— Aim of the task —
Exclude pictures. Extract exactly the lines from the one that contains "Give me the matplotlib source for this chart." down to the one that contains "plt.rcParams['font.family'] = ['Lato', 'DejaVu", both included.

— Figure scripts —
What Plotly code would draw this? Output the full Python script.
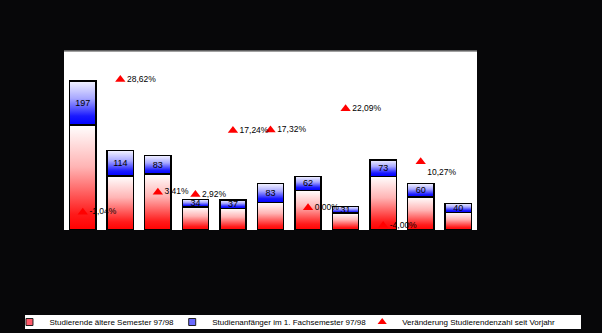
import plotly.graph_objects as go

# Studierende je Fach (Kategorien ohne Achsenbeschriftung)
categories = list(range(11))
older_students = [470, 241, 250, 103, 97, 124, 177, 75, 240, 147, 79]
first_semester = [197, 114, 83, 34, 37, 83, 62, 31, 73, 60, 40]
change_pct = [-1.04, 28.62, 3.41, 2.92, 17.24, 17.32, 0.00, 22.09, -4.00, 10.27, None]

name_old = "Studierende ältere Semester 97/98"
name_new = "Studienanfänger im 1. Fachsemester 97/98"
name_pct = "Veränderung Studierendenzahl seit Vorjahr"

BG = "#070709"
FONT = "Liberation Sans"
BAR_W = 0.7
half = BAR_W / 2

RED_FADE = [[0, "#ff0000"], [0.15, "#ff1a1a"], [0.6, "#ffb4b4"], [1, "#ffffff"]]
BLUE_FADE = [[0, "#0000ff"], [0.2, "#1a1aff"], [0.6, "#a8a8ff"], [1, "#f4f4ff"]]

fig = go.Figure()

# gradient fills of the stacked segments (red -> white, blue -> white)
for i, (o, n) in enumerate(zip(older_students, first_semester)):
    for lo, hi, scale in ((0, o, RED_FADE), (o, o + n, BLUE_FADE)):
        fig.add_trace(go.Scatter(
            x=[i - half, i + half, i + half, i - half, i - half],
            y=[lo, lo, hi, hi, lo],
            mode="lines", fill="toself", line=dict(width=0),
            fillgradient=dict(type="vertical", colorscale=scale),
            hoverinfo="skip", showlegend=False, zorder=0,
        ))

# bar outlines and value labels
fig.add_trace(go.Bar(
    x=categories, y=older_students, width=BAR_W,
    marker=dict(color="rgba(0,0,0,0)", line=dict(color="#000000", width=1.5)),
    showlegend=False, zorder=1, name=name_old,
))
fig.add_trace(go.Bar(
    x=categories, y=first_semester, width=BAR_W,
    marker=dict(color="rgba(0,0,0,0)", line=dict(color="#000000", width=1.5)),
    text=[str(v) for v in first_semester], textposition="inside",
    insidetextanchor="middle", textangle=0, constraintext="none",
    insidetextfont=dict(family=FONT, size=9, color="#000000"),
    showlegend=False, zorder=1, name=name_new,
))

# percentage change markers on the secondary axis
pct_idx = [i for i, v in enumerate(change_pct) if v is not None]
pct_val = [change_pct[i] for i in pct_idx]
pct_txt = [f"{v:.2f}%".replace(".", ",") for v in pct_val]
pct_pos = ["bottom right" if v == 10.27 else "middle right" for v in pct_val]

fig.add_trace(go.Scatter(
    x=pct_idx, y=pct_val, yaxis="y2", mode="markers+text",
    marker=dict(symbol="triangle-up", size=9, color="#ff0000"),
    text=pct_txt, textposition=pct_pos,
    textfont=dict(family=FONT, size=8.5, color="#000000"),
    showlegend=False, zorder=2,
))

# legend entries, one legend box per item
fig.add_trace(go.Scatter(
    x=[None], y=[None], mode="markers", name=name_old, legend="legend",
    marker=dict(symbol="square", size=7, color="#ff5a6a",
                line=dict(color="#202020", width=1)),
))
fig.add_trace(go.Scatter(
    x=[None], y=[None], mode="markers", name=name_new, legend="legend2",
    marker=dict(symbol="square", size=7, color="#6a6aff",
                line=dict(color="#202020", width=1)),
))
fig.add_trace(go.Scatter(
    x=[None], y=[None], mode="markers", name=name_pct, yaxis="y2",
    legend="legend3",
    marker=dict(symbol="triangle-up", size=8, color="#ff0000"),
))

legend_style = dict(orientation="h", y=-0.514, xanchor="left",
                    yanchor="middle", bgcolor="rgba(0,0,0,0)",
                    font=dict(family=FONT, size=8, color="#000000"),
                    itemwidth=30)

fig.update_layout(
    width=602, height=333,
    margin=dict(l=64, r=125, t=51, b=103, autoexpand=False),
    paper_bgcolor=BG, plot_bgcolor="#ffffff",
    barmode="stack", bargap=0.3,
    font=dict(family=FONT, size=9, color="#000000"),
    xaxis=dict(range=[-0.5, 10.5], visible=False),
    yaxis=dict(range=[0, 800], visible=False),
    yaxis2=dict(range=[-5, 35], overlaying="y", visible=False),
    legend=dict(x=-0.132, **legend_style),
    legend2=dict(x=0.262, **legend_style),
    legend3=dict(x=0.722, **legend_style),
    shapes=[
        dict(type="rect", xref="paper", yref="paper",
             x0=-0.0944, x1=1.2518, y0=-0.553, y1=-0.4749,
             fillcolor="#ffffff", line=dict(width=0), layer="below"),
        dict(type="line", xref="paper", yref="paper",
             x0=0, x1=1, y0=1, y1=1, line=dict(color="#808080", width=1.5)),
    ],
    showlegend=True,
)

fig.write_html("out.html")
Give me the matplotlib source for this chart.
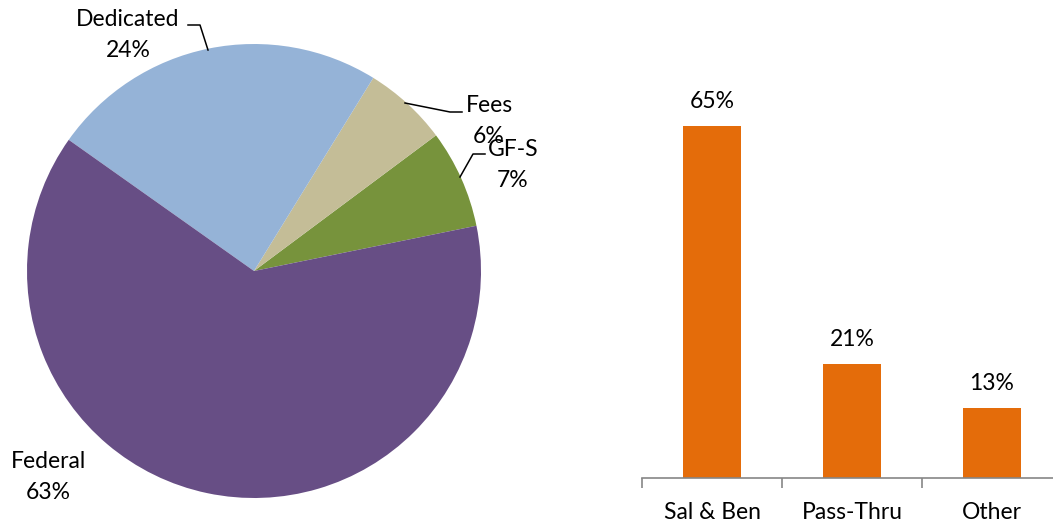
import numpy as np
import matplotlib
matplotlib.use("Agg")
import matplotlib.pyplot as plt

plt.rcParams['font.family'] = ['Lato', 'DejaVu Sans']

# pie data (counter-clockwise from the right)
pie_labels = ["GF-S", "Fees", "Dedicated", "Federal"]
pie_values = [7, 6, 24, 63]
pie_colors = ["#77933C", "#C4BD97", "#95B3D7", "#674E85"]

# bar data
bar_labels = ["Sal & Ben", "Pass-Thru", "Other"]
bar_values = [65, 21, 13]
bar_color = "#E46C0A"

FS = 16.5
W, H = 1053, 527
fig = plt.figure(figsize=(W / 100, H / 100), dpi=100)

# ---- pie ----
cx, cy, r = 254, 271, 227
ax = fig.add_axes([(cx - r) / W, (H - cy - r) / H, 2 * r / W, 2 * r / H])
ax.pie(pie_values, colors=pie_colors, startangle=11.5, counterclock=True,
       radius=1, wedgeprops=dict(linewidth=0))
ax.set_xlim(-1, 1)
ax.set_ylim(-1, 1)
ax.set_aspect('auto')
ax.axis('off')

def px(x, y):
    # pixel position -> pie data coords
    return (x - cx) / r, (cy - y) / r

# labels (pixel positions)
label_pos = {"Dedicated": (128, 35), "Fees": (489, 121),
             "GF-S": (513, 165), "Federal": (48, 477)}
leaders = {"Dedicated": [(188, 25), (200, 25), (208, 50)],
           "Fees": [(405, 103), (450, 112), (462, 112)],
           "GF-S": [(485, 154), (473, 154), (460, 177)]}
for name, val in zip(pie_labels, pie_values):
    x, y = px(*label_pos[name])
    ax.text(x, y, f"{name}\n{val}%", ha='center', va='center', fontsize=FS,
            linespacing=1.6, clip_on=False)
    if name in leaders:
        pts = np.array([px(*p) for p in leaders[name]])
        ax.plot(pts[:, 0], pts[:, 1], color='black', lw=1.1, clip_on=False)

# ---- bars ----
left, base, step = 642, 478, 140
ymax = 70
hpx = ymax * 5.415
bx = fig.add_axes([left / W, (H - base) / H, 3 * step / W, hpx / H])
xs = np.arange(len(bar_values))
bx.bar(xs, bar_values, width=0.41, color=bar_color)
bx.set_xlim(-0.5, 2.5)
bx.set_ylim(0, ymax)
for x, v in zip(xs, bar_values):
    bx.annotate(f"{v}%", (x, v), xytext=(0, 10), textcoords='offset points',
                ha='center', va='bottom', fontsize=FS)
for s in ['top', 'right', 'left']:
    bx.spines[s].set_visible(False)
bx.spines['bottom'].set_color('#868686')
bx.spines['bottom'].set_linewidth(1.2)
bx.set_yticks([])
bx.set_xticks(xs)
bx.set_xticklabels(bar_labels, fontsize=FS)
bx.tick_params(axis='x', which='major', length=0, pad=17)
bx.set_xticks(np.arange(-0.5, 3, 1), minor=True)
bx.tick_params(axis='x', which='minor', length=7, width=1.2, color='#868686')

fig.savefig("out.png", dpi=100)
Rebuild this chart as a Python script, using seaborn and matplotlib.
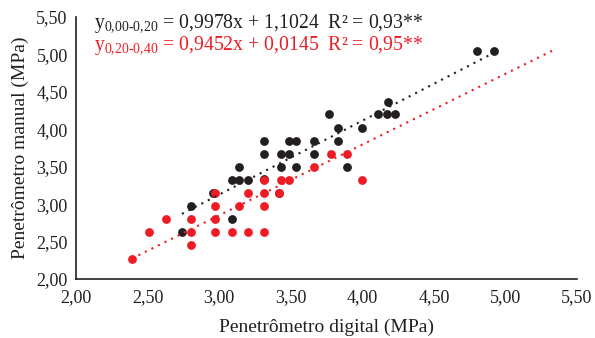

— Written solution —
Give me the matplotlib source for this chart.
import numpy as np
import matplotlib
matplotlib.use("Agg")
import matplotlib.pyplot as plt

plt.rcParams['font.family'] = ['Lato', 'DejaVu Sans']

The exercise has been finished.